I don't mean to suggest no one in Afghanistan is secular in this sense. Undoubtedly many are. But those Malkasian describes responding to the Taliban's religious inspiration are not — or at least they are not nearly so far down the path to secularization as the average American. Religion occupies a categorically different place in their society and individual lives, and the distinction is not so much about which faith they embrace but how they embrace it. Americans' underappreciation of religion's role in Afghan life is no doubt partly attributable to ignorance of Islam, but our comparative secularization is the greater factor. (I'd suggest a similar misunderstanding plays out on a smaller scale within the U.S., in the gap between more secular Americans and those they'd say "cling to guns or religion" — but that's another essay for another day.)

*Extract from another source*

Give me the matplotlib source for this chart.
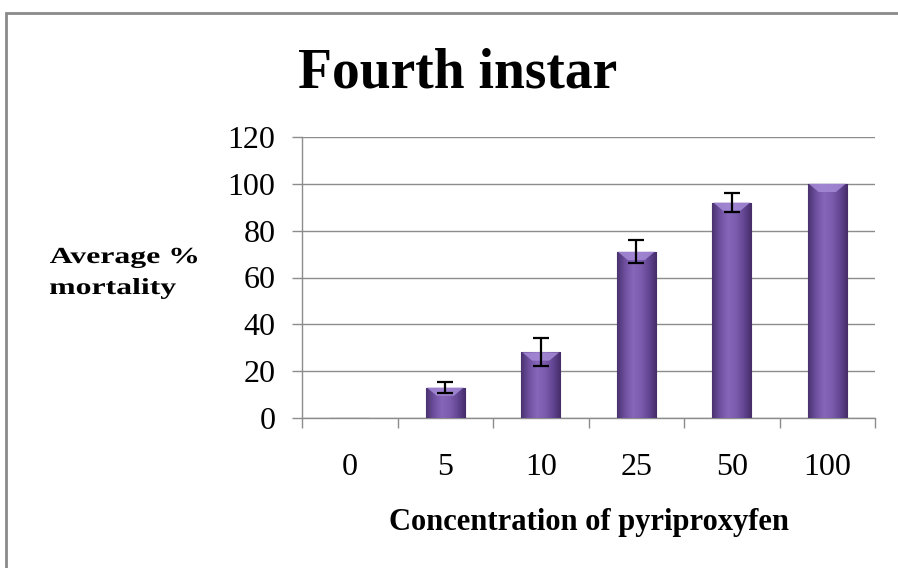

The most concrete evidence of this distinction is that final Taliban advantage in the Malkasian excerpt above: the willingness to die for faith. In centuries past, Westerners both died and killed for religious belief. Europe spent centuries wracked by wars of religion, and some of that conflict crossed the Atlantic. Rhode Island was settled after its founder was exiled from the Massachusetts Bay Colony in the dead of winter in 1636 because he wouldn't stop teaching "diverse, new, and dangerous" religious ideas. That easily could have been a de facto death sentence. The 17th century was not a secular age.
Modern Americans might hope we'd stand firm in our faith in the face of persecution, but for the vast majority of us, the principle will never be tested. The the possibility of dying for our religious beliefs is remote; the prospect of killing for them further still, so much so that even in a faith which permits religious violence, it may be unthinkable.